● **REQUEST**: Take down each entry exactly as written.

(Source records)
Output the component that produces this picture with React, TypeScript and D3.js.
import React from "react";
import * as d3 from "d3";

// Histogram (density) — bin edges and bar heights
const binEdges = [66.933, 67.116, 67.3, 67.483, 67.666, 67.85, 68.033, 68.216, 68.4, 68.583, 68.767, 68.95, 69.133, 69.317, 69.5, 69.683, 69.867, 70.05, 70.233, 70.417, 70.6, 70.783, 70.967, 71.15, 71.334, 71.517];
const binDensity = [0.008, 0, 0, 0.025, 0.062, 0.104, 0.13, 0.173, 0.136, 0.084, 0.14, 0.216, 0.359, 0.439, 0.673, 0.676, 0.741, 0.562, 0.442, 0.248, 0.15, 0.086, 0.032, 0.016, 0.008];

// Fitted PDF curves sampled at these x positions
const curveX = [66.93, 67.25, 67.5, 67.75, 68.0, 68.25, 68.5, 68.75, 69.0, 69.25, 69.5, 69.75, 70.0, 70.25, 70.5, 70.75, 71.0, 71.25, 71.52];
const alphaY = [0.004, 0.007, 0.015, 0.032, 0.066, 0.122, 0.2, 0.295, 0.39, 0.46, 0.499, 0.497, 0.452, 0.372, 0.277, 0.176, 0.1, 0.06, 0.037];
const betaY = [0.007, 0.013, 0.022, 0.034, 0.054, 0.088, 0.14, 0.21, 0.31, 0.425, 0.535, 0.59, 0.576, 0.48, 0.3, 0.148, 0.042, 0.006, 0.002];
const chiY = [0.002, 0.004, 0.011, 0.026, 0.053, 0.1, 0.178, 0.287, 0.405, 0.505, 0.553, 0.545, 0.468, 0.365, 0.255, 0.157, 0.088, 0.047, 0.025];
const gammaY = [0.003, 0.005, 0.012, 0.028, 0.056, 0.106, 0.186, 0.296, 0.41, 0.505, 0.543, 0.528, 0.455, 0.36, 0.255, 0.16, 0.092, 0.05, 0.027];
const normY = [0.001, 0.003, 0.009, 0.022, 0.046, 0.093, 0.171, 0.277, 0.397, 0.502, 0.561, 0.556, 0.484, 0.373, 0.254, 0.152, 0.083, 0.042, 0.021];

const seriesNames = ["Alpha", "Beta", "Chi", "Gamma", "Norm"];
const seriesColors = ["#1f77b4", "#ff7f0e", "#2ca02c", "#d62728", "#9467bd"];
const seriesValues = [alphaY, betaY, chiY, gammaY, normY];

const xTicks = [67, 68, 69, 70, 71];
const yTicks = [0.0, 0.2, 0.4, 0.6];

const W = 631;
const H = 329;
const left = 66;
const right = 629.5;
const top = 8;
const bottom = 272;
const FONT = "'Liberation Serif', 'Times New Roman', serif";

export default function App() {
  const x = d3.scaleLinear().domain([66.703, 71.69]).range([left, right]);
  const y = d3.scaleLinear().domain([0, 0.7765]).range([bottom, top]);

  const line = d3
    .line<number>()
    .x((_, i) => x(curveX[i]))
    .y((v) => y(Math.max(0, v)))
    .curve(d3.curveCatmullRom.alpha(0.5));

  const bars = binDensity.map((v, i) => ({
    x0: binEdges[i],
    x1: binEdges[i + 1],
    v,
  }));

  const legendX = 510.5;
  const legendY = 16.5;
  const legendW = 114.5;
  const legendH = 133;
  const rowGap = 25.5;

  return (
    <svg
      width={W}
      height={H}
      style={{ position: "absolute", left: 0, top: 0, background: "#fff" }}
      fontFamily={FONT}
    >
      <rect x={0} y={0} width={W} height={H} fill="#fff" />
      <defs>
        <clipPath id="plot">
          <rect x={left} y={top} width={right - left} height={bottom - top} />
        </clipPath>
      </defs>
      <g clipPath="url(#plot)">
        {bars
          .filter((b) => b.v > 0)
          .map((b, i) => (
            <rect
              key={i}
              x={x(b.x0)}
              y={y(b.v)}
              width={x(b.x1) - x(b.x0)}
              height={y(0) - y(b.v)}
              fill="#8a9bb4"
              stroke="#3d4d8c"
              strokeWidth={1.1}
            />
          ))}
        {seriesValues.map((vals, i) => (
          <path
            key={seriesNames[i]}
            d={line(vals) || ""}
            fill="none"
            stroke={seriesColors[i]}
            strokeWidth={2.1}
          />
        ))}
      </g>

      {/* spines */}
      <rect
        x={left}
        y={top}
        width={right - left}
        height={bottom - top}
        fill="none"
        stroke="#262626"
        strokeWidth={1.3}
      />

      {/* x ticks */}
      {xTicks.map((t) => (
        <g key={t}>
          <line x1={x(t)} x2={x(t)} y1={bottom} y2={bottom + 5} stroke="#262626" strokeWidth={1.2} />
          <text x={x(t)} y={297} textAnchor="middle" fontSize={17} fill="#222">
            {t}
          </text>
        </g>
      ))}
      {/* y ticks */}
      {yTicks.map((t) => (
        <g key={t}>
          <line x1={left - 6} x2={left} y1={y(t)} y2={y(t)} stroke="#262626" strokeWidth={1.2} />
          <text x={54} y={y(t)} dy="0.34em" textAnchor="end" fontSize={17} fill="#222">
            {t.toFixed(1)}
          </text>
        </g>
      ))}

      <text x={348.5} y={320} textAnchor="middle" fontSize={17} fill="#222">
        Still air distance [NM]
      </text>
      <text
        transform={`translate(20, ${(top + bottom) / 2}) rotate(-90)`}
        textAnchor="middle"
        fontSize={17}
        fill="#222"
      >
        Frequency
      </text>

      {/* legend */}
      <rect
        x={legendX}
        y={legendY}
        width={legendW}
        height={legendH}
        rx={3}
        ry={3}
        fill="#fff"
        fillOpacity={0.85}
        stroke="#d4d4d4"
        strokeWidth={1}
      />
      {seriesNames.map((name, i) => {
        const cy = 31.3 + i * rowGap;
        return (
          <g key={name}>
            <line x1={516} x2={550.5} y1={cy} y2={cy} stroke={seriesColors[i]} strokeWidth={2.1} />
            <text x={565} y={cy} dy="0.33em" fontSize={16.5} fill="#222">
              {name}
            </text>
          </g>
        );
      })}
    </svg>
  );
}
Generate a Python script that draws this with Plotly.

● **RESPONSE**:
Output the component that produces this picture with React, TypeScript and D3.js.
import React from "react";
import * as d3 from "d3";

// Histogram (density) — bin edges and bar heights
const binEdges = [66.933, 67.116, 67.3, 67.483, 67.666, 67.85, 68.033, 68.216, 68.4, 68.583, 68.767, 68.95, 69.133, 69.317, 69.5, 69.683, 69.867, 70.05, 70.233, 70.417, 70.6, 70.783, 70.967, 71.15, 71.334, 71.517];
const binDensity = [0.008, 0, 0, 0.025, 0.062, 0.104, 0.13, 0.173, 0.136, 0.084, 0.14, 0.216, 0.359, 0.439, 0.673, 0.676, 0.741, 0.562, 0.442, 0.248, 0.15, 0.086, 0.032, 0.016, 0.008];

// Fitted PDF curves sampled at these x positions
const curveX = [66.93, 67.25, 67.5, 67.75, 68.0, 68.25, 68.5, 68.75, 69.0, 69.25, 69.5, 69.75, 70.0, 70.25, 70.5, 70.75, 71.0, 71.25, 71.52];
const alphaY = [0.004, 0.007, 0.015, 0.032, 0.066, 0.122, 0.2, 0.295, 0.39, 0.46, 0.499, 0.497, 0.452, 0.372, 0.277, 0.176, 0.1, 0.06, 0.037];
const betaY = [0.007, 0.013, 0.022, 0.034, 0.054, 0.088, 0.14, 0.21, 0.31, 0.425, 0.535, 0.59, 0.576, 0.48, 0.3, 0.148, 0.042, 0.006, 0.002];
const chiY = [0.002, 0.004, 0.011, 0.026, 0.053, 0.1, 0.178, 0.287, 0.405, 0.505, 0.553, 0.545, 0.468, 0.365, 0.255, 0.157, 0.088, 0.047, 0.025];
const gammaY = [0.003, 0.005, 0.012, 0.028, 0.056, 0.106, 0.186, 0.296, 0.41, 0.505, 0.543, 0.528, 0.455, 0.36, 0.255, 0.16, 0.092, 0.05, 0.027];
const normY = [0.001, 0.003, 0.009, 0.022, 0.046, 0.093, 0.171, 0.277, 0.397, 0.502, 0.561, 0.556, 0.484, 0.373, 0.254, 0.152, 0.083, 0.042, 0.021];

const seriesNames = ["Alpha", "Beta", "Chi", "Gamma", "Norm"];
const seriesColors = ["#1f77b4", "#ff7f0e", "#2ca02c", "#d62728", "#9467bd"];
const seriesValues = [alphaY, betaY, chiY, gammaY, normY];

const xTicks = [67, 68, 69, 70, 71];
const yTicks = [0.0, 0.2, 0.4, 0.6];

const W = 631;
const H = 329;
const left = 66;
const right = 629.5;
const top = 8;
const bottom = 272;
const FONT = "'Liberation Serif', 'Times New Roman', serif";

export default function App() {
  const x = d3.scaleLinear().domain([66.703, 71.69]).range([left, right]);
  const y = d3.scaleLinear().domain([0, 0.7765]).range([bottom, top]);

  const line = d3
    .line<number>()
    .x((_, i) => x(curveX[i]))
    .y((v) => y(Math.max(0, v)))
    .curve(d3.curveCatmullRom.alpha(0.5));

  const bars = binDensity.map((v, i) => ({
    x0: binEdges[i],
    x1: binEdges[i + 1],
    v,
  }));

  const legendX = 510.5;
  const legendY = 16.5;
  const legendW = 114.5;
  const legendH = 133;
  const rowGap = 25.5;

  return (
    <svg
      width={W}
      height={H}
      style={{ position: "absolute", left: 0, top: 0, background: "#fff" }}
      fontFamily={FONT}
    >
      <rect x={0} y={0} width={W} height={H} fill="#fff" />
      <defs>
        <clipPath id="plot">
          <rect x={left} y={top} width={right - left} height={bottom - top} />
        </clipPath>
      </defs>
      <g clipPath="url(#plot)">
        {bars
          .filter((b) => b.v > 0)
          .map((b, i) => (
            <rect
              key={i}
              x={x(b.x0)}
              y={y(b.v)}
              width={x(b.x1) - x(b.x0)}
              height={y(0) - y(b.v)}
              fill="#8a9bb4"
              stroke="#3d4d8c"
              strokeWidth={1.1}
            />
          ))}
        {seriesValues.map((vals, i) => (
          <path
            key={seriesNames[i]}
            d={line(vals) || ""}
            fill="none"
            stroke={seriesColors[i]}
            strokeWidth={2.1}
          />
        ))}
      </g>

      {/* spines */}
      <rect
        x={left}
        y={top}
        width={right - left}
        height={bottom - top}
        fill="none"
        stroke="#262626"
        strokeWidth={1.3}
      />

      {/* x ticks */}
      {xTicks.map((t) => (
        <g key={t}>
          <line x1={x(t)} x2={x(t)} y1={bottom} y2={bottom + 5} stroke="#262626" strokeWidth={1.2} />
          <text x={x(t)} y={297} textAnchor="middle" fontSize={17} fill="#222">
            {t}
          </text>
        </g>
      ))}
      {/* y ticks */}
      {yTicks.map((t) => (
        <g key={t}>
          <line x1={left - 6} x2={left} y1={y(t)} y2={y(t)} stroke="#262626" strokeWidth={1.2} />
          <text x={54} y={y(t)} dy="0.34em" textAnchor="end" fontSize={17} fill="#222">
            {t.toFixed(1)}
          </text>
        </g>
      ))}

      <text x={348.5} y={320} textAnchor="middle" fontSize={17} fill="#222">
        Still air distance [NM]
      </text>
      <text
        transform={`translate(20, ${(top + bottom) / 2}) rotate(-90)`}
        textAnchor="middle"
        fontSize={17}
        fill="#222"
      >
        Frequency
      </text>

      {/* legend */}
      <rect
        x={legendX}
        y={legendY}
        width={legendW}
        height={legendH}
        rx={3}
        ry={3}
        fill="#fff"
        fillOpacity={0.85}
        stroke="#d4d4d4"
        strokeWidth={1}
      />
      {seriesNames.map((name, i) => {
        const cy = 31.3 + i * rowGap;
        return (
          <g key={name}>
            <line x1={516} x2={550.5} y1={cy} y2={cy} stroke={seriesColors[i]} strokeWidth={2.1} />
            <text x={565} y={cy} dy="0.33em" fontSize={16.5} fill="#222">
              {name}
            </text>
          </g>
        );
      })}
    </svg>
  );
}
Generate a Python script that draws this with Plotly.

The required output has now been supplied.